Quali sono i gruppi politici alla guida della resistenza palestinese contro l’occupazione di Israele?
La scena politica in Palestina è da tempo frammentata ed è, attualmente, l’arena per dichiarazioni interessate e retoriche vuote. Da diversi anni non ci sono state elezioni politiche, né tanto meno il Consiglio Legislativo Palestinese si è riunito in assemblea. Mentre il popolo palestinese aspetta di vedere chi prenderà il posto di Abbas a capo dell’Autorità Palestinese, diversi partiti politici sono pronti a rivendicare ruoli di leadership nella recente onda di proteste, scioperi e disobbedienza civile. Quello che dovrebbe essere evidente all’opinione pubblica è la realtà di un fronte di resistenza popolare guidato dalla comunità, che fornisce una risposta diretta alla frustrazione derivante da una storia di espropriazioni e vergognosi attacchi alla dignità del popolo palestinese per mano dell’occupazione israeliana e della leadership locale, irrimediabilmente fautori e complici dei crimini sionisti.

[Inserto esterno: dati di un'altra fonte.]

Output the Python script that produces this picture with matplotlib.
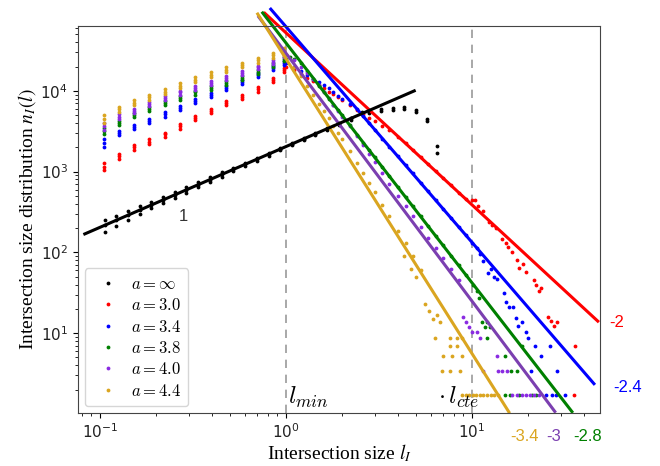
import numpy as np
import matplotlib
matplotlib.use("Agg")
import matplotlib.pyplot as plt
from matplotlib.font_manager import FontProperties

# ---- rising part: clusters of points at shared sizes (l < 1)
rise_x = [0.105, 0.126, 0.152, 0.183, 0.223, 0.269, 0.324, 0.395, 0.475, 0.579, 0.706, 0.851, 0.975]

red_rise = [[1050, 1150, 1290], [1450, 1550, 1650], [1850, 2000, 2150], [2200, 2350, 2500],
            [2700, 2900, 3050], [3400, 3650, 3850], [4300, 4550, 4850], [5250, 5600, 5950],
            [6650, 7100, 7500], [8000, 8500, 9000], [9800, 10500, 11100], [13000, 13800, 14600],
            [17000, 18200, 19300]]
blue_rise = [[2000, 2250, 2500], [2850, 3000, 3200], [3350, 3550, 3750], [4000, 4250, 4500],
             [4800, 5100, 5450], [5800, 6150, 6550], [7000, 7400, 7850], [8400, 8900, 9400],
             [10300, 11000, 11600], [12100, 12900, 13600], [14900, 15800, 16800],
             [18000, 19000, 20200], [21000, 22400, 23700]]
green_rise = [[2900, 3200, 3450], [3750, 4000, 4200], [4700, 5000, 5300], [5700, 6000, 6400],
              [6700, 7100, 7500], [7650, 8100, 8600], [9000, 9550, 10100], [10300, 11000, 11600],
              [11900, 12600, 13300], [13600, 14500, 15300], [16000, 17000, 18000],
              [19700, 20900, 22100], [23700, 25100, 26600]]
purple_rise = [[3300, 3650, 4000], [4500, 4800, 5100], [5300, 5600, 5950], [6500, 6900, 7350],
               [7650, 8100, 8600], [9000, 9550, 10100], [10300, 11000, 11600], [11900, 12600, 13300],
               [13600, 14500, 15300], [15700, 16600, 17600], [18400, 19500, 20600],
               [21600, 22900, 24300], [26600, 28200, 29900]]
orange_rise = [[4000, 4500, 5000], [5500, 5900, 6400], [6600, 7100, 7700], [7800, 8300, 9000],
               [9100, 9800, 10600], [10700, 11500, 12400], [12900, 13800, 14900], [14800, 15800, 17000],
               [17000, 18200, 19500], [19500, 20900, 22400], [22400, 24000, 25700],
               [25700, 27500, 29500], [29500, 31600, 33800]]

# ---- falling part (l > 1)
red_fall_x = [1.0, 1.1, 1.2, 1.3, 1.4, 1.5, 1.6, 1.7, 1.8, 1.9, 2.0, 2.2, 2.4, 2.6, 2.8, 3.0, 3.3, 3.6,
              4.0, 4.4, 4.8, 5.3, 5.8, 6.4, 7.0, 7.7, 8.5, 9.3,
              10.0, 10.4, 10.8, 11.5, 12.4, 12.8, 13.5, 14.6, 15.2, 15.6, 16.5, 17.4, 18.0, 18.8,
              19.6, 21.5, 22.2, 23.0, 23.5, 25.6, 26.5, 27.5, 28.8, 36.0, 35.3]
red_fall_y = [19950, 18200, 16200, 14450, 13200, 11750, 10700, 9770, 9120, 8320, 7760, 6610, 5750,
              5130, 4680, 4270, 3720, 3240, 2690, 2240, 1860, 1510, 1260, 1020, 830, 676, 550, 457,
              440, 450, 380, 330, 240, 220, 200, 145, 130, 115, 100, 80, 65, 72,
              57, 46, 40, 33, 36, 16, 14, 12.2, 13.8, 6.9, 1.72]

blue_fall_x = [1.0, 1.1, 1.2, 1.3, 1.4, 1.5, 1.6, 1.7, 1.8, 1.9, 2.0, 2.2, 2.4, 2.6, 2.8, 3.0, 3.3,
               3.6, 4.0, 4.4, 4.8, 5.3, 5.8, 6.4, 7.0, 7.7, 8.5, 9.3, 10.0, 10.7,
               11.0, 11.5, 12.2, 12.6, 13.2, 13.6, 14.8, 15.3, 15.8, 16.6, 17.2, 17.8, 18.5, 19.5,
               20.0, 20.9, 21.9, 23.5, 26.3, 28.8, 25.0, 27.0, 28.5, 31.5]
blue_fall_y = [22400, 19950, 17800, 15850, 14130, 12880, 11750, 10720, 9770, 8710, 7940, 6920, 5890,
               4900, 3980, 3310, 2570, 2040, 1550, 1200, 955, 724, 575, 447, 347, 269, 209, 162,
               132, 112,
               95, 78, 56, 62, 50, 47, 31, 24, 21, 21, 15.5, 12.3, 13.8, 10.3,
               8.6, 3.44, 6.9, 5.2, 6.9, 3.44, 1.72, 1.72, 1.72, 1.72]

green_fall_x = [1.0, 1.05, 1.1, 1.2, 1.3, 1.4, 1.5, 1.6, 1.7, 1.8, 1.9, 2.0, 2.2, 2.4, 2.6, 2.8, 3.0,
                3.3, 3.6, 4.0, 4.4, 4.8, 5.3, 5.8, 6.4, 7.0, 7.7, 8.5, 9.3,
                10.2, 10.6, 10.9, 11.3, 11.7, 12.1, 12.5, 12.0, 15.1, 16.2, 17.4, 18.6,
                15.0, 16.0, 18.0, 21.0, 22.0]
green_fall_y = [25100, 26300, 24500, 21900, 17400, 14100, 11500, 9550, 7940, 6760, 5750, 5010, 3800,
                2880, 2290, 1860, 1510, 1150, 871, 646, 490, 372, 282, 214, 158, 123, 91, 69, 52,
                40, 33, 27, 13.8, 12.0, 13.8, 12.0, 8.6, 5.2, 3.44, 3.44, 6.9,
                1.72, 1.72, 1.72, 1.72, 1.72]

purple_fall_x = [1.0, 1.1, 1.2, 1.3, 1.4, 1.5, 1.6, 1.7, 1.8, 1.9, 2.0, 2.2, 2.4, 2.6, 2.8, 3.0, 3.3,
                 3.6, 4.0, 4.4, 4.8, 5.3, 5.8, 6.4, 7.0, 7.7, 8.5,
                 9.0, 9.3, 9.6, 10.0, 10.7, 11.0, 13.6, 11.5, 13.8, 14.5, 15.5,
                 16.5, 17.5, 18.5, 19.5, 20.5, 21.5, 23.0]
purple_fall_y = [28200, 24000, 19950, 16600, 14100, 11750, 9770, 8130, 6760, 5620, 4790, 3630, 2750,
                 2140, 1660, 1320, 955, 708, 501, 372, 282, 204, 151, 112, 85, 63, 46,
                 16, 13.8, 12, 10.3, 10.3, 8.6, 5.2, 3.44, 3.44, 3.44, 3.44,
                 1.72, 1.72, 1.72, 1.72, 1.72, 1.72, 1.72]

orange_fall_x = [1.0, 1.1, 1.2, 1.3, 1.4, 1.5, 1.6, 1.7, 1.8, 1.9, 2.0, 2.2, 2.4, 2.6, 2.8, 3.0, 3.3,
                 3.6, 4.0, 4.4, 4.8, 5.3,
                 4.3, 4.7, 5.0, 5.6, 5.9, 6.2, 6.5, 6.7, 6.3, 7.6, 8.3, 8.9, 7.6, 8.3, 7.0, 7.8,
                 8.8, 6.9, 7.6, 8.6,
                 8.9, 9.3, 9.7, 10.1, 10.5, 11.0, 11.5, 12.0, 12.6, 13.2, 13.8]
orange_fall_y = [28200, 19950, 15100, 11500, 8910, 6920, 5620, 4570, 3720, 3020, 2510, 1780, 1290,
                 955, 724, 562, 389, 282, 186, 132, 91, 60,
                 89, 62, 50, 23, 19, 15, 17, 13.8, 8.6, 8.6, 8.6, 8.6, 6.9, 6.9, 5.2, 5.2,
                 5.2, 3.44, 3.44, 3.44,
                 1.72, 1.72, 1.72, 1.72, 1.72, 1.72, 1.72, 1.72, 1.72, 1.72, 1.72]

# ---- a = infinity
black_x = [0.106, 0.122, 0.142, 0.164, 0.189, 0.219, 0.253, 0.292, 0.338, 0.391, 0.452, 0.522,
           0.604, 0.698, 0.807, 0.933, 1.08, 1.25, 1.44, 1.67, 1.93, 2.23, 2.58,
           2.79, 3.24, 3.76, 4.31, 5.0, 5.73, 6.49]
black_y = [[180, 216, 255], [215, 249, 285], [255, 290, 330], [300, 335, 375], [350, 386, 425],
           [405, 447, 490], [470, 516, 560], [550, 596, 645], [640, 690, 740], [745, 798, 850],
           [865, 922, 980], [1005, 1065, 1125], [1170, 1232, 1290], [1360, 1424, 1490],
           [1580, 1646, 1710], [1830, 1903, 1980], [2120, 2203, 2290], [2460, 2550, 2640],
           [2840, 2938, 3040], [3300, 3407, 3510], [3820, 3937, 4050], [4420, 4550, 4680],
           [5130, 5263, 5400],
           [5250, 5450], [5700, 5950], [5850, 6150], [6000, 6300], [5500, 5800], [4250, 4500],
           [1700, 2050]]

# fitted power laws: amplitude, exponent, l range
fit_amp = [52500, 62500, 39400, 29400, 25100]
fit_exp = [-2.13, -2.67, -2.97, -3.07, -3.65]
fit_lo = [0.771, 0.83, 0.751, 0.716, 0.706]
fit_hi = [47.5, 45.3, 34.5, 27.9, 15.8]
fit_text = ['-2', '-2.4', '-2.8', '-3', '-3.4']
text_pos = [(60, 13.7), (69, 2.15), (42, 0.52), (27.6, 0.52), (19.3, 0.52)]

labels = [r'$a=\infty$', r'$a=3.0$', r'$a=3.4$', r'$a=3.8$', r'$a=4.0$', r'$a=4.4$']
dot_colors = ['red', 'blue', 'green', 'blueviolet', 'goldenrod']
line_colors = ['red', 'blue', 'green', '#7b3fb0', 'goldenrod']


def flat(xs, groups):
    px, py = [], []
    for x, ys in zip(xs, groups):
        for y in ys:
            px.append(x)
            py.append(y)
    return px, py


fig = plt.figure(figsize=(6.6, 4.66), dpi=100)
ax = fig.add_axes([0.118, 0.114, 0.791, 0.830])
ax.set_xscale('log')
ax.set_yscale('log')

ms = 5.5
bx, by = flat(black_x, black_y)
ax.plot(bx, by, '.', color='k', ms=ms, mew=0, label=labels[0])

rises = [red_rise, blue_rise, green_rise, purple_rise, orange_rise]
falls = [(red_fall_x, red_fall_y), (blue_fall_x, blue_fall_y), (green_fall_x, green_fall_y),
         (purple_fall_x, purple_fall_y), (orange_fall_x, orange_fall_y)]
for i in range(5):
    rx, ry = flat(rise_x, rises[i])
    fx, fy = falls[i]
    ax.plot(rx + fx, ry + fy, '.', color=dot_colors[i], ms=ms, mew=0, label=labels[i + 1])

for i in range(5):
    l = np.array([fit_lo[i], fit_hi[i]])
    ax.plot(l, fit_amp[i] * l ** fit_exp[i], '-', color=line_colors[i], lw=2.2, clip_on=False)
    ax.text(text_pos[i][0], text_pos[i][1], fit_text[i], color=line_colors[i], fontsize=12,
            family='Liberation Sans', ha='center', va='center')

l = np.array([0.083, 4.9])
ax.plot(l, 2040 * l, '-', color='k', lw=2.2)
ax.text(0.28, 280, '1', color='#333333', fontsize=12, family='Liberation Sans',
        ha='center', va='center')

for xv in [1, 10]:
    ax.axvline(xv, color='#999999', lw=1.2, ls=(0, (5, 4)), zorder=0)

ax.text(1.03, 1.12, r'$l_{min}$', fontsize=18, math_fontfamily='cm', ha='left', va='bottom')
ax.text(6.6, 1.12, r'$\cdot\, l_{cte}$', fontsize=18, math_fontfamily='cm', ha='left', va='bottom')

ax.set_xlim(0.0762, 48.8)
ax.set_ylim(1.03, 63400)

ax.set_xlabel(r'Intersection size $l_I$', family='Liberation Serif', fontsize=14,
              math_fontfamily='stix', labelpad=1)
ax.set_ylabel(r'Intersection size distribution $n_I(l)$', family='Liberation Serif',
              fontsize=14, math_fontfamily='stix', labelpad=2)
ax.tick_params(labelsize=11, labelcolor='#222222')
for s in ax.spines.values():
    s.set_color('#444444')

leg = ax.legend(loc='lower left', prop=FontProperties(size=12, math_fontfamily='cm'),
                handletextpad=0.4, borderaxespad=0.4, labelspacing=0.2)

fig.savefig('out.png', dpi=100)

Nonostante la Marcia del Ritorno si proclami come protesta pacifica, molti dei mass media occidentali presentano Hamas come istigatore all’uso della violenza. Che tipo di messaggio è veicolato da queste informazioni? Rappresenta la verità?
Il ruolo di Hamas nelle recenti proteste, e nella disobbedienza civile in generale, è stato il focus dei media occidentali in un codardo tentativo di alimentare la narrazione sionista secondo cui Hamas stia sfruttando la sofferenza del popolo di Gaza per riguadagnare terreno sulla scena internazionale. La resistenza Palestinese oggi è una risposta autoctona contro un’occupazione brutale, ed è animata da singoli individui e intere comunità, non da partiti politici.

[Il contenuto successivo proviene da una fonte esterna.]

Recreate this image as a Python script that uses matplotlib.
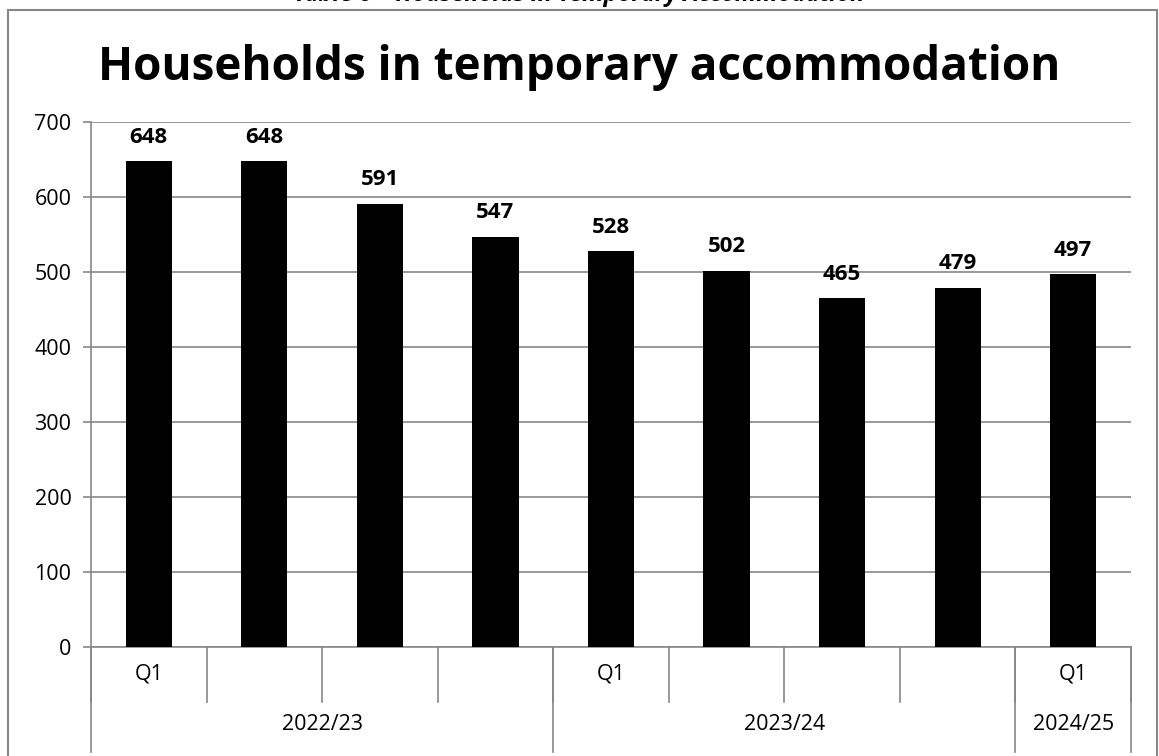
import numpy as np
import matplotlib
matplotlib.use('Agg')
import matplotlib.pyplot as plt
from matplotlib.patches import Rectangle
import matplotlib.transforms as mtransforms

plt.rcParams['font.family'] = ['Open Sans', 'DejaVu Sans']

# data
quarters = ['Q1', '', '', '', 'Q1', '', '', '', 'Q1']
years = ['2022/23', '2023/24', '2024/25']
year_sizes = [4, 4, 1]
households = [648, 648, 591, 547, 528, 502, 465, 479, 497]

grey = '#878787'

fig = plt.figure(figsize=(11.59, 7.56), dpi=100)
ax = fig.add_axes([0.0785, 0.1442, 0.8973, 0.6944])

x = np.arange(len(households))
ax.bar(x, households, width=0.4, color='black', zorder=3)
for xi, v in zip(x, households):
    ax.text(xi, v + 18, str(v), ha='center', va='bottom', fontsize=16,
            fontweight='bold', zorder=4)

ax.set_xlim(-0.5, len(households) - 0.5)
ax.set_ylim(0, 700)
ax.set_yticks(range(0, 701, 100))
ax.yaxis.grid(True, color=grey, linewidth=1.2, zorder=0)
ax.tick_params(axis='y', labelsize=15.5, length=6, color=grey, width=1.2, pad=8)
ax.set_xticks([])
for s in ['top', 'right']:
    ax.spines[s].set_visible(False)
for s in ['left', 'bottom']:
    ax.spines[s].set_color(grey)
    ax.spines[s].set_linewidth(1.2)

# multi-level category axis
trans = mtransforms.blended_transform_factory(ax.transData, ax.transAxes)
for b in np.arange(len(households) + 1) - 0.5:
    ax.plot([b, b], [0, -0.105], color=grey, lw=1.2, transform=trans, clip_on=False)
for xi, q in zip(x, quarters):
    ax.text(xi, -0.052, q, ha='center', va='center', fontsize=15.5, transform=trans)
start = -0.5
for yr, n in zip(years, year_sizes):
    ax.plot([start, start], [0, -0.2], color=grey, lw=1.2, transform=trans, clip_on=False)
    ax.text(start + n / 2, -0.148, yr, ha='center', va='center', fontsize=15.5, transform=trans)
    start += n
ax.plot([start, start], [0, -0.2], color=grey, lw=1.2, transform=trans, clip_on=False)

# chart border and titles
fig.patches.append(Rectangle((0.007, -0.01), 0.991, 0.997, transform=fig.transFigure,
                             fill=False, edgecolor=grey, lw=1.5))
fig.text(0.5, 0.911, 'Households in temporary accommodation', ha='center', va='center',
         fontsize=33, fontweight='bold')
fig.text(0.5, 1.006, 'Table 6 – Households in Temporary Accommodation', ha='center',
         va='center', fontsize=17, fontweight='bold', style='italic')

fig.savefig('out.png', dpi=100)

Politicamente parlando, non sarebbe più efficace, almeno a livello di consenso internazionale, una resistenza pacifica?
I movimenti di protesta in Palestina sono essenzialmente pacifici in quanto rivendicano, appunto, la pace. La discrepanza fondamentale tra il popolo palestinese e i nostri occupanti è che noi siamo disposti a morire per la nostra terra e non mettiamo a repentaglio le nostre vite mossi dall’odio nei confronti dei nostri oppressori, ma spinti dall’amore per il nostro paese, per la nostra storia, per nostra cultura e per i nostri figli. L’onere della pace sarà sempre degli occupanti perché sono loro a detenere il potere. Non ci sarà mai pace finché gli israeliani ameranno i loro figli più di quanto odiano i nostri.

La posizione di Erdogan, specialmente rispetto agli ultimi avvenimenti, è di solidarietà con il popolo Palestinese. Come pensi che queste dichiarazioni possano inserirsi nell’ambito geopolitico mediorientale?
La posizione di Erdogan è solamente un altro tentativo di impugnare la causa palestinese per consolidare le sue ambizioni neo-ottomane. Oltre ad aver offerto un limitatissimo supporto a Gaza, le sue parole rappresentano una retorica controproducente e non hanno alcuna aderenza sui territori in Palestina, in quanto i palestinesi non sono alla ricerca di una guidance da Ankara, tanto meno ci aspettiamo che Erdogan sostenga la nostra causa in modo significativo.

Come pensi che la situazione evolverà fino al 15 maggio? Stiamo già assistendo alla già proclamata terza Intifada o è solo l’inizio?
Personalmente, prevedo che la situazione al confine tra Gaza e Israele si protrarrà sanguinaria come lo è stata fino ad ora, che l’esercito israeliano persevererà indifferentemente con le esecuzioni di manifestanti al fine di scoraggiare proteste future. Come già accaduto in precedenza, questo tentativo di soffocare la resistenza servirà soltanto ad irrobustire la forza di volontà del popolo palestinese alla vigilia del 70esimo anniversario della nostra Nakba.